О.О. У нас тоже есть большие скульптуры. Петр Великий, например, или «великоватый», как зовут его москвичи.
В.С. Говоря «большие», я имею в виду пластику. Вообще в Москве есть немало достойных работ, но они одного уровня. И я думаю, хорошо, что они есть. На улицах должно быть много скульптур. Тогда из них можно выбрать именно то, что тебе близко. А количество памятников уже зависит от количества достойных людей. И потом, что такое сделать хороший памятник? Если у скульптора и модели, с которой он лепит, нет духовного родства, трудно сделать настоящий памятник.
О.О. Вам случалось лепить портреты людей, которые вас не привлекали как личности?
В.С. Никогда. Хотя у меня было желание Владимира Ильича вылепить, но я чувствовал, что не получится. Сейчас у меня есть задумка сделать композицию на тему Сталина. У меня очень сложное и двойственное отношение к этой фигуре, но не хочу пока об этом говорить.
О.О. Но вы допускаете, что гений и злодейство совместимы?
В.С. Абсолютно. Человек может преумножать свой талант и при этом не контролировать свои пороки.
О.О. Автопортреты у вас есть?
В.С. Нет. Все вещи, которые я делаю – это я и есть. А фотографических работ у меня нет. Наверное, мой портретный внешний облик – это не мой язык. Да и потом, я в себя не так влюблен.
О.О. Тем не менее, сейчас вы признанный художник – член-корреспондент Академии художеств, лауреат международных премий, участник около тридцати выставок, из них – несколько персональных…
В.С. И я до сих пор не уверен, получился ли из меня скульптор. В принципе, работаю, что-то делаю, уже хорошо.

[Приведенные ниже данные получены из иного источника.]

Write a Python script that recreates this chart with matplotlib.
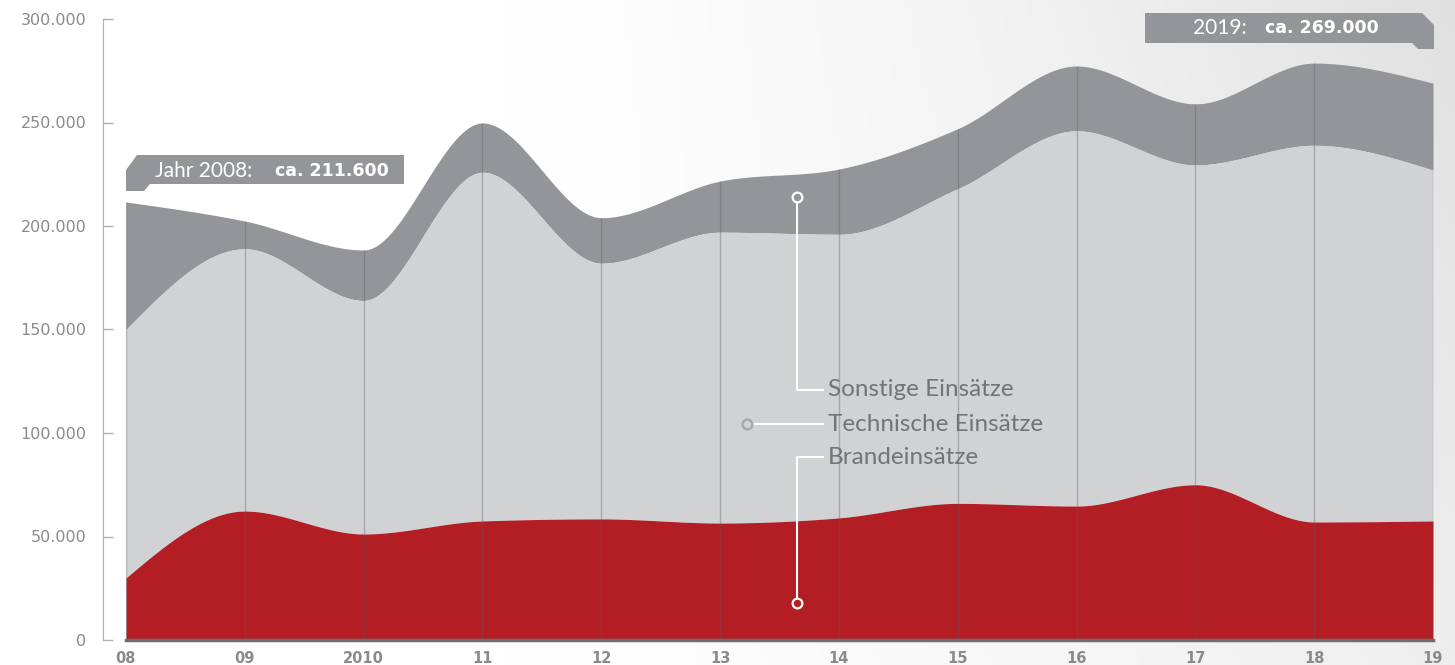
import numpy as np
import matplotlib
import matplotlib.pyplot as plt
from matplotlib.patches import Polygon

matplotlib.use('Agg')

# Data (values in thousands)
years = ['08', '09', '2010', '11', '12', '13', '14', '15', '16', '17', '18', '19']
brand = [30.0, 62.3, 51.2, 57.5, 58.5, 56.5, 59.0, 66.0, 64.7, 75.0, 57.0, 57.5]
technisch = [120.0, 126.7, 112.8, 168.5, 123.5, 140.5, 137.0, 152.0, 181.3, 154.5, 182.0, 169.5]
sonstige = [61.6, 13.4, 24.4, 23.8, 22.0, 24.7, 31.5, 29.0, 31.3, 29.5, 39.7, 42.0]
yticks = [0, 50000, 100000, 150000, 200000, 250000, 300000]
ytick_labels = ['0', '50.000', '100.000', '150.000', '200.000', '250.000', '300.000']
series_names = ['Sonstige Einsätze', 'Technische Einsätze', 'Brandeinsätze']

W, H = 1455, 665
RED = '#b31e25'
LIGHT = '#d1d2d4'
DARK = '#939598'
TXT = '#8a8a8a'
LATO = ['Lato', 'DejaVu Sans']


def monotone(x, y, n=30):
    # monotone cubic (like d3.curveMonotoneX), only for drawing smooth edges
    x = np.asarray(x, float)
    y = np.asarray(y, float)
    h = np.diff(x)
    s = np.diff(y) / h
    m = np.zeros_like(y)
    for i in range(1, len(y) - 1):
        p = (s[i - 1] * h[i] + s[i] * h[i - 1]) / (h[i - 1] + h[i])
        m[i] = (np.sign(s[i - 1]) + np.sign(s[i])) * min(abs(s[i - 1]), abs(s[i]), 0.5 * abs(p))
    m[0] = (3 * s[0] - m[1]) / 2
    m[-1] = (3 * s[-1] - m[-2]) / 2
    xs, ys = [], []
    for i in range(len(x) - 1):
        t = np.linspace(0, 1, n, endpoint=False)
        h00 = 2 * t**3 - 3 * t**2 + 1
        h10 = t**3 - 2 * t**2 + t
        h01 = -2 * t**3 + 3 * t**2
        h11 = t**3 - t**2
        xs.append(x[i] + t * h[i])
        ys.append(h00 * y[i] + h10 * h[i] * m[i] + h01 * y[i + 1] + h11 * h[i] * m[i + 1])
    xs.append([x[-1]])
    ys.append([y[-1]])
    return np.concatenate(xs), np.concatenate(ys)


def px(x, y):
    return (x / W, 1 - y / H)


x = np.arange(len(years))
b = np.array(brand) * 1000
bt = b + np.array(technisch) * 1000
total = bt + np.array(sonstige) * 1000

fig = plt.figure(figsize=(W / 100, H / 100), dpi=100)

# soft background gradient
bg = fig.add_axes([0, 0, 1, 1], zorder=-10)
gx, gy = np.meshgrid(np.linspace(0, 1, 300), np.linspace(0, 1, 140))
shade = np.clip((gx - 0.35) / 0.65, 0, 1) ** 1.3 * (0.55 + 0.45 * (1 - gy))
img = 1 - 0.12 * shade
bg.imshow(np.dstack([img, img, img]), aspect='auto', extent=[0, 1, 0, 1], origin='upper')
bg.axis('off')

ax = fig.add_axes([126 / W, 25 / H, 1307 / W, 621 / H])
ax.set_facecolor('none')

xs, yb = monotone(x, b)
_, ybt = monotone(x, bt)
_, ytot = monotone(x, total)
ax.fill_between(xs, ybt, ytot, color=DARK, lw=0, zorder=1)
ax.fill_between(xs, yb, ybt, color=LIGHT, lw=0, zorder=1)
ax.fill_between(xs, 0, yb, color=RED, lw=0, zorder=1)
ax.vlines(x, 0, total, color=(0.35, 0.35, 0.35, 0.35), lw=1, zorder=2)

ax.set_xlim(0, len(years) - 1)
ax.set_ylim(0, 300000)
ax.set_xticks(x)
ax.set_xticklabels(years, fontweight='bold')
ax.tick_params(axis='x', length=0, pad=8, labelcolor=TXT, labelsize=10.5)
ax.set_yticks(yticks)
ax.set_yticklabels(ytick_labels)
ax.tick_params(axis='y', direction='in', length=7, width=1, color='#b0b0b0', pad=12,
               labelcolor=TXT, labelsize=11.5)
for sp in ['top', 'right']:
    ax.spines[sp].set_visible(False)
ax.spines['left'].set_position(('outward', 16.5))
ax.spines['left'].set_color('#b0b0b0')
ax.spines['bottom'].set_color('#6d6e71')
ax.spines['bottom'].set_linewidth(2.5)
ax.spines['bottom'].set_zorder(5)

# legend call-outs
lab_x = 5.91
lab_ys = [120800, 104300, 88400]
for name, ly in zip(series_names, lab_ys):
    ax.text(lab_x, ly, name, fontsize=17.5, family=LATO, color='#737477',
            va='center', ha='left', zorder=6)
ax.plot([5.648, 5.648, 5.87], [214000, lab_ys[0], lab_ys[0]], color='white', lw=1.5, zorder=5)
ax.plot([5.227, 5.87], [lab_ys[1], lab_ys[1]], color='white', lw=1.5, zorder=5)
ax.plot([5.87, 5.648, 5.648], [lab_ys[2], lab_ys[2], 17900], color='white', lw=1.5, zorder=5)
ax.plot([5.648], [214000], 'o', ms=7, mfc=DARK, mec='white', mew=1.6, zorder=6)
ax.plot([5.227], [lab_ys[1]], 'o', ms=7, mfc=LIGHT, mec='#a7a9ac', mew=1.8, zorder=6)
ax.plot([5.648], [17900], 'o', ms=7, mfc=RED, mec='white', mew=1.6, zorder=6)

# value boxes
box1 = [(126, 170), (137, 155), (404, 155), (404, 184), (150, 184), (144, 191), (126, 191)]
box2 = [(1145, 13), (1422, 13), (1434, 25), (1434, 49), (1418, 49), (1412, 43), (1145, 43)]
for box in [box1, box2]:
    fig.patches.append(Polygon([px(*p) for p in box], closed=True, transform=fig.transFigure,
                               facecolor=DARK, edgecolor='none', zorder=8))
fig.text(*px(155, 171), 'Jahr 2008:', fontsize=15, family=LATO,
         color='white', va='center', ha='left', zorder=9)
fig.text(*px(275, 171), 'ca. 211.600', fontsize=12.5, fontweight='bold', color='white',
         va='center', ha='left', zorder=9)
fig.text(*px(1247, 28), '2019:', fontsize=15, family=LATO,
         color='white', va='center', ha='right', zorder=9)
fig.text(*px(1265, 28), 'ca. 269.000', fontsize=12.5, fontweight='bold', color='white',
         va='center', ha='left', zorder=9)

fig.savefig('out.png', dpi=100)
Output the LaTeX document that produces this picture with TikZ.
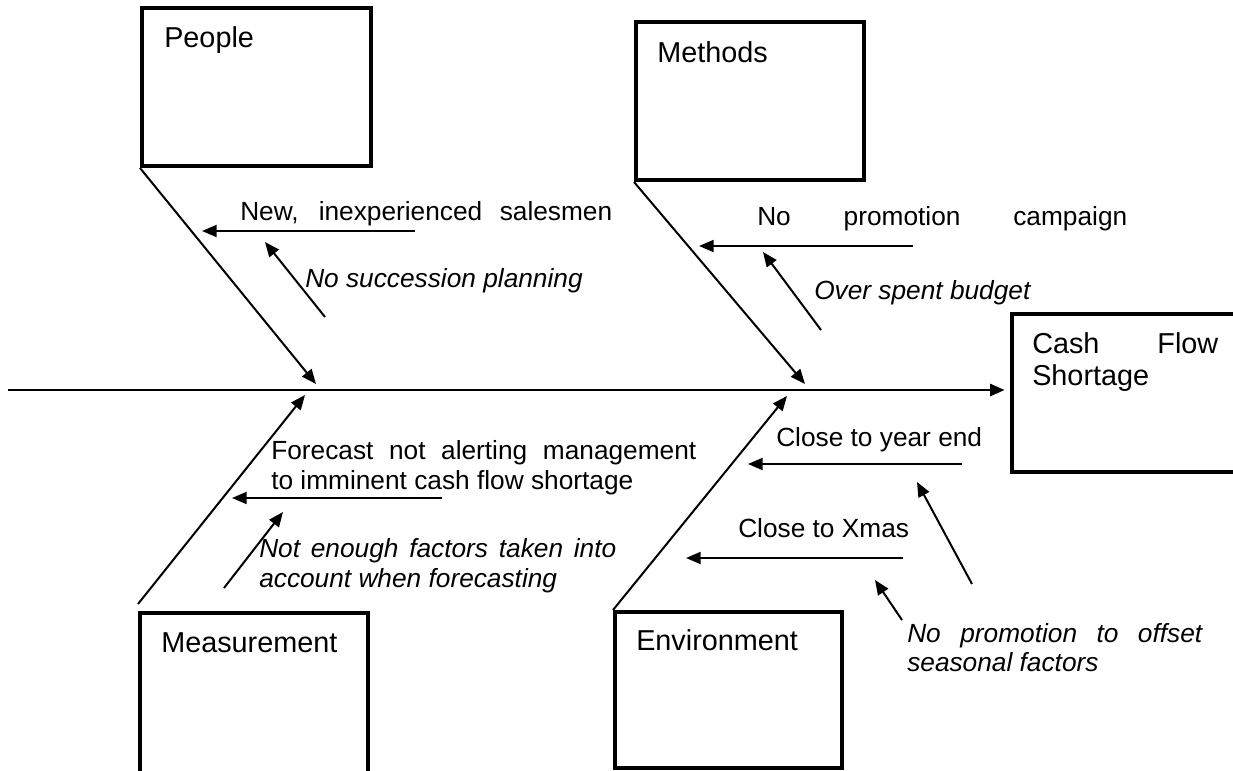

О.О. Вы росли в семье, не имеющей отношение к искусству. Отец на фронте погиб, мать поднимала вас с братом вдвоем. С чего все начиналось?
В. С. Как все дети, я просто любил рисовать. Потом, после школы во Владикавказе – тогда это был Орджоникидзе – поступил в художественное училище. Между прочим, какой это был город… Вам таким его уже не застать.
О.О. А когда вы покинули родные места?
В.С. Очень давно. В 1962 году, в армию ушел. Не дали училище закончить. Три года служил на Украине. Сразу после армии поступил в Суриковское училище. Прямо в армии готовился. У меня была возможность постоянно рисовать. Натуры предостаточно. В коптерке, где портянки сушили, я сажал голого солдатика на верхнюю полку и рисовал.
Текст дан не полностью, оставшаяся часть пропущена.